I have just spent the last two weekends exploring using the Bellman’s Map. The Bellman’s Map is from Lewis Carroll’s The Hunting of the Snark, where the Bellman, the captain of the group, presents them with a map that is “A perfect and absolute blank!” which his crew is delighted with, as it’s one they can immediately understand. Except for the bit about immediate understanding, I felt like a member of the crew being presented with a blank map by Scott Williams at a workshop on Meisner Technique, presented by Melbourne Acting Academy.
Scott is a teacher and director, originally from California, and trained with Sanford Meisner himself. He has been directing since he was 17, and has perused many activities both on and backstage, but directing and teaching has been his major focus. Since 1996, he has been based in London where he established the Impulse Company where he is currently Artistic Director.
I knew almost nothing about the Meisner Technique. I bought Sanford Meisner’s book On Acting some years ago, but stopped reading it when I thought I really needed to do some of the exercises described before I could understand it. A friend of mine tried to explain Meisner to me just before I commenced the workshop, and succeeded in making me think, “Oh god, I don’t want to do that for four days.” Turns out she didn’t know what she was talking about. Didn’t stop her talking though. But I digress.
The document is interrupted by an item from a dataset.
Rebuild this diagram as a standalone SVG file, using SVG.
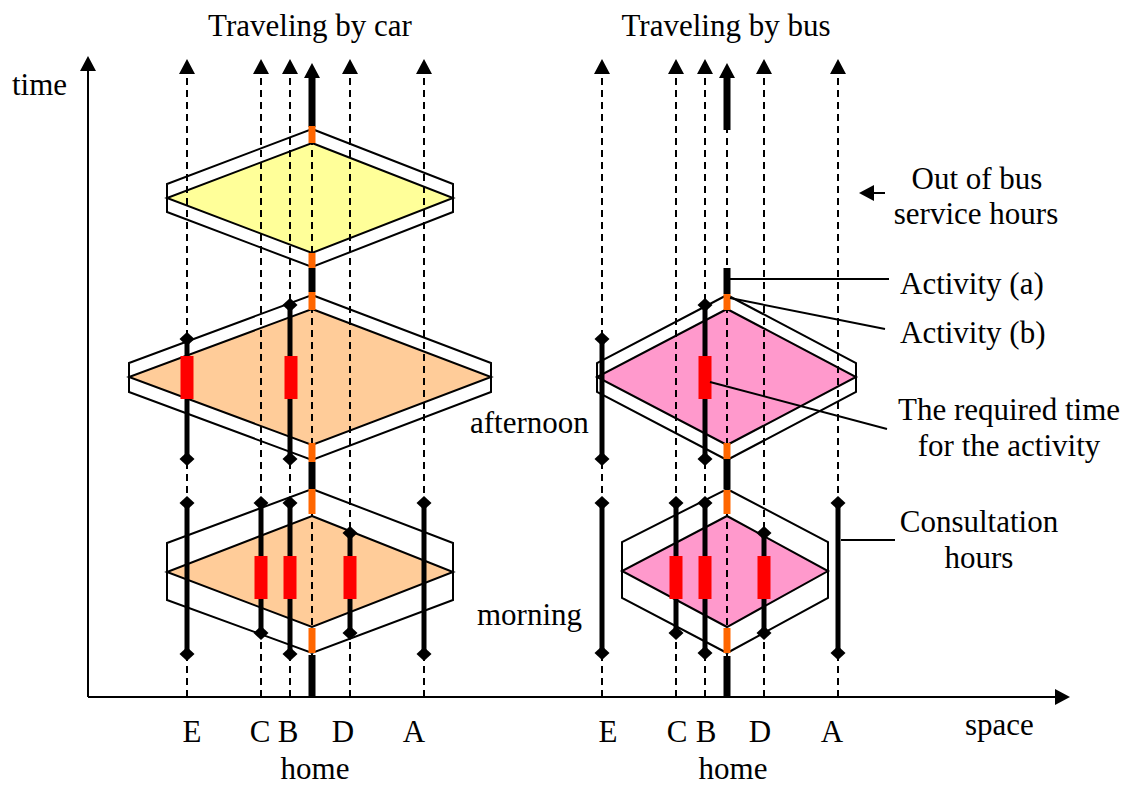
<svg xmlns="http://www.w3.org/2000/svg" width="1133" height="787" viewBox="0 0 1133 787">
<style>
text{font-family:"Liberation Serif","Times New Roman",serif;font-size:31px;fill:#000}
.mid{text-anchor:middle}
.hex{fill:#fff;stroke:#000;stroke-width:2;stroke-linejoin:miter}
.dia{stroke:#000;stroke-width:2}
.yel{fill:#FFFF99}.peach{fill:#FFCC99}.pink{fill:#FF99CC}
.dash{stroke:#000;stroke-width:2;stroke-dasharray:7,5;fill:none}
.axis{stroke:#000;stroke-width:2;fill:none}
.thick{stroke:#000;stroke-width:7}
.org{stroke:#FF6600;stroke-width:7}
.act{stroke:#000;stroke-width:5}
.red{fill:#FF0000}
.lead{stroke:#000;stroke-width:2;fill:none}
</style>
<defs>
<marker id="arr" markerUnits="userSpaceOnUse" viewBox="0 0 15 16" refX="0" refY="8" markerWidth="15" markerHeight="16" orient="auto">
<path d="M0,0 L15,8 L0,16 z" fill="#000"/>
</marker>
<marker id="dm" markerUnits="userSpaceOnUse" viewBox="-8 -8 16 16" refX="0" refY="0" markerWidth="16" markerHeight="16" orient="0">
<path d="M-7.5,0 L0,-7 L7.5,0 L0,7 z" fill="#000"/>
</marker>
</defs>

<g id="axes">
<line class="axis" x1="88" y1="697" x2="88" y2="71" marker-end="url(#arr)"/>
<line class="axis" x1="88" y1="697" x2="1055" y2="697" marker-end="url(#arr)"/>
</g>

<g id="prisms">
<g id="car-evening">
<polygon class="hex" points="312,129 453,184 453,212 312,267 167,212 167,184"/>
<polygon class="dia yel" points="312,143 453,198 312,253 167,198"/>
</g>
<g id="car-afternoon">
<polygon class="hex" points="312,295 491,363 491,392 312,460 129,392 129,363"/>
<polygon class="dia peach" points="312,309 491,377 312,445 129,377"/>
</g>
<g id="car-morning">
<polygon class="hex" points="312,489 453,543 453,600 312,653 167,600 167,543"/>
<polygon class="dia peach" points="312,516 453,572 312,627 167,572"/>
</g>
<g id="bus-afternoon">
<polygon class="hex" points="727,295 856,363 856,392 727,460 597,392 597,363"/>
<polygon class="dia pink" points="727,309 856,377 727,445 597,377"/>
</g>
<g id="bus-morning">
<polygon class="hex" points="727,489 828,542 828,598 727,653 622,598 622,542"/>
<polygon class="dia pink" points="727,516 828,571 727,627 622,571"/>
</g>
</g>

<g id="connectors">
<g id="car-locations">
<line class="dash" x1="187" y1="697" x2="187" y2="74" marker-end="url(#arr)"/>
<line class="dash" x1="261" y1="697" x2="261" y2="74" marker-end="url(#arr)"/>
<line class="dash" x1="290" y1="697" x2="290" y2="74" marker-end="url(#arr)"/>
<line class="dash" x1="350" y1="697" x2="350" y2="74" marker-end="url(#arr)"/>
<line class="dash" x1="424" y1="697" x2="424" y2="74" marker-end="url(#arr)"/>
<line class="dash" x1="312" y1="697" x2="312" y2="90"/>
</g>
<g id="bus-locations">
<line class="dash" x1="602" y1="697" x2="602" y2="74" marker-end="url(#arr)"/>
<line class="dash" x1="676" y1="697" x2="676" y2="74" marker-end="url(#arr)"/>
<line class="dash" x1="705" y1="697" x2="705" y2="74" marker-end="url(#arr)"/>
<line class="dash" x1="764" y1="697" x2="764" y2="74" marker-end="url(#arr)"/>
<line class="dash" x1="838" y1="697" x2="838" y2="74" marker-end="url(#arr)"/>
<line class="dash" x1="727" y1="697" x2="727" y2="130"/>
</g>
<g id="car-home">
<line class="thick" x1="312" y1="127" x2="312" y2="78" marker-end="url(#arr)"/>
<line class="org" x1="312" y1="126" x2="312" y2="143"/>
<line class="org" x1="312" y1="253" x2="312" y2="268"/>
<line class="thick" x1="312" y1="268" x2="312" y2="292"/>
<line class="org" x1="312" y1="292" x2="312" y2="310"/>
<line class="org" x1="312" y1="443" x2="312" y2="462"/>
<line class="thick" x1="312" y1="462" x2="312" y2="489"/>
<line class="org" x1="312" y1="489" x2="312" y2="514"/>
<line class="org" x1="312" y1="628" x2="312" y2="653"/>
<line class="thick" x1="312" y1="655" x2="312" y2="697"/>
</g>
<g id="bus-home">
<line class="thick" x1="727" y1="130" x2="727" y2="78" marker-end="url(#arr)"/>
<line class="thick" x1="727" y1="268" x2="727" y2="294"/>
<line class="org" x1="727" y1="294" x2="727" y2="310"/>
<line class="org" x1="727" y1="443" x2="727" y2="459"/>
<line class="thick" x1="727" y1="459" x2="727" y2="489"/>
<line class="org" x1="727" y1="490" x2="727" y2="514"/>
<line class="org" x1="727" y1="628" x2="727" y2="653"/>
<line class="thick" x1="727" y1="656" x2="727" y2="697"/>
</g>
<g id="activities">
<line class="act" x1="187" y1="339" x2="187" y2="459" marker-start="url(#dm)" marker-end="url(#dm)"/>
<line class="act" x1="290" y1="305" x2="290" y2="459" marker-start="url(#dm)" marker-end="url(#dm)"/>
<line class="act" x1="187" y1="503" x2="187" y2="654" marker-start="url(#dm)" marker-end="url(#dm)"/>
<line class="act" x1="261" y1="503" x2="261" y2="633" marker-start="url(#dm)" marker-end="url(#dm)"/>
<line class="act" x1="290" y1="503" x2="290" y2="654" marker-start="url(#dm)" marker-end="url(#dm)"/>
<line class="act" x1="350" y1="533" x2="350" y2="633" marker-start="url(#dm)" marker-end="url(#dm)"/>
<line class="act" x1="424" y1="503" x2="424" y2="654" marker-start="url(#dm)" marker-end="url(#dm)"/>
<line class="act" x1="602" y1="339" x2="602" y2="459" marker-start="url(#dm)" marker-end="url(#dm)"/>
<line class="act" x1="705" y1="305" x2="705" y2="459" marker-start="url(#dm)" marker-end="url(#dm)"/>
<line class="act" x1="602" y1="503" x2="602" y2="653" marker-start="url(#dm)" marker-end="url(#dm)"/>
<line class="act" x1="676" y1="503" x2="676" y2="633" marker-start="url(#dm)" marker-end="url(#dm)"/>
<line class="act" x1="705" y1="503" x2="705" y2="653" marker-start="url(#dm)" marker-end="url(#dm)"/>
<line class="act" x1="764" y1="533" x2="764" y2="633" marker-start="url(#dm)" marker-end="url(#dm)"/>
<line class="act" x1="838" y1="503" x2="838" y2="653" marker-start="url(#dm)" marker-end="url(#dm)"/>
</g>
<g id="required-times">
<rect class="red" x="180.5" y="356" width="13" height="43"/>
<rect class="red" x="284.5" y="356" width="13" height="43"/>
<rect class="red" x="254.5" y="556" width="13" height="43"/>
<rect class="red" x="283.5" y="556" width="13" height="43"/>
<rect class="red" x="343.5" y="556" width="13" height="43"/>
<rect class="red" x="698.5" y="356" width="13" height="43"/>
<rect class="red" x="669.5" y="556" width="13" height="43"/>
<rect class="red" x="698.5" y="556" width="13" height="43"/>
<rect class="red" x="757.5" y="556" width="13" height="43"/>
</g>
<g id="leaders">
<line class="lead" x1="885" y1="193" x2="874" y2="193" marker-end="url(#arr)"/>
<line class="lead" x1="730" y1="279" x2="889" y2="279"/>
<line class="lead" x1="730" y1="298" x2="885" y2="329"/>
<line class="lead" x1="710" y1="382" x2="887" y2="429"/>
<line class="lead" x1="841" y1="540" x2="895" y2="540"/>
</g>
</g>

<g id="labels">
<text class="mid" x="310" y="36">Traveling by car</text>
<text class="mid" x="726" y="36">Traveling by bus</text>
<text x="12" y="95">time</text>
<text x="965" y="735">space</text>
<text class="mid" x="192" y="742">E</text>
<text class="mid" x="260" y="742">C</text>
<text class="mid" x="288" y="742">B</text>
<text class="mid" x="343" y="742">D</text>
<text class="mid" x="414" y="742">A</text>
<text class="mid" x="315" y="779">home</text>
<text class="mid" x="608" y="742">E</text>
<text class="mid" x="677" y="742">C</text>
<text class="mid" x="706" y="742">B</text>
<text class="mid" x="760" y="742">D</text>
<text class="mid" x="832" y="742">A</text>
<text class="mid" x="733" y="779">home</text>
<text x="470" y="433">afternoon</text>
<text x="477" y="625">morning</text>
<text class="mid" x="977" y="189">Out of bus</text>
<text class="mid" x="976" y="224">service hours</text>
<text x="900" y="294">Activity (a)</text>
<text x="900" y="343">Activity (b)</text>
<text class="mid" x="1009" y="420">The required time</text>
<text class="mid" x="1009" y="456">for the activity</text>
<text class="mid" x="979" y="532">Consultation</text>
<text class="mid" x="979" y="568">hours</text>
</g>
</svg>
I don’t want to go too much into describing the technique or the exercises as four days is barely a sniff of the sip of a glass from the barrel of what a potent brew I suspect it is; it did make my head spin, but I don’t know how to make it. Also many of the ideas and language that I do have will sound familiar to those who have done actor training. But they only sound familiar, and are in fact very different. However, I am still getting my head around all that, and don’t want to talk about it too soon.
But the biggest difference between Meisner and other techniques is what I started to think of as the Bellman’s Map. The way I was trained, and the way I have worked, involves analysis of the script, breaking down the script into beats, finding actions and objectives, mapping your way through the script. Of course, all these decisions are fluid and subject to change depending on what happens on the floor or in the moment. In Meisner, you don’t do any of this. When you get on the floor, your map is blank.
What you do have is the other actor. You approach the exercises, and later the scene, with all (or most) of your focus on the other actor, and you observe and respond to what they do. It sounds simple but is extremely powerful. In fact that was a word that came up often in discussion – simple, and pure. And the great thing I found, great for me, and which is one of the aims of the technique, is that it gets you out of your head, away from intellectualising the scene and the moment. All that is left is you and the other actor going from moment to moment. Watching the other actors was amazing. Doing it was a revelation.
The Stanislavskian term that is still central to this technique is the Given Circumstances. All the information from the script and the director, designer and the others, filter your responses. The last two exercises, where we took the previous exercises into text, were amazing. People were tapping into strong reactions and emotions with ease – and without setting out to do so. Scenes were alive on a first reading. They were still a long way from what an audience would eventually get to see but wow! what a starting point.
It’s un-Australian if you can’t think of a sporting analogy. For many years, the Australian Wallabies (rugby union for those of you going “Wha …?”) were a disciplined and effective team. They followed game plans and moves and were winning. Other teams soon realized that the best way to beat them was to disrupt their patterns. And by this stage, many of the players, skilled and talented as they were, had lost the ability to play, as the saying goes, what was in front of them. They kept trying to re-establish or reconnect to the game plan or the move, rather than seize opportunities as they presented themselves, and our trophy cabinet got barer and barer. Now, having rediscovered that part of their game, the Wallabies are heading back to the top. They train, practise, prepare, do all the things talented and disciplined people do in their field of endeavour, and then take to the field and play what is in front of them. Meisner Technique is something like that.
Scott is a warm, generous and supportive teacher. The classes were fun, filled with laughter and joy, and great work was being done. Scott said more than once, as we discussed ideas and issues, “I’m not a philosopher, I’m just an acting teacher,” which was a refreshing change from those acting teachers who want to be your guru.
… it was such a relief to find a technique that doesn’t rely on dragging up dark and awful stories or even nice ones. All that stuff is there, but you don’t need to dwell on it and project it onto other people. You just stay with your other actor, and they with you.
And it works. As an actor, and as an audience member, I was bowled over. I felt bits of my brain sit up and pay attention, ideas I’d had lying dormant revived, and something resparked. Scott said early on that he would be teaching us what we already know. Somehow, even while he gave us our blank maps and took to some sacred cows, he did exactly that. Another phrase he sometimes used after an exercise, when you could see the actors glowing from what they had been through, was, “Isn’t that why you became an actor?” Yes, yes it is.
I’d like to thank Scott Williams and the Melbourne Acting Academy, and my fellow students, who were a lovely and generous bunch of people: Felicity, Melissa, Damien, Ellie, Dallas, Sophie, Alex, Jamie, and Claire. On the first day when we walked in, Scott said, “Are all Australians so beautiful or is it just you guys?” I replied, “You can come back.” He sure can.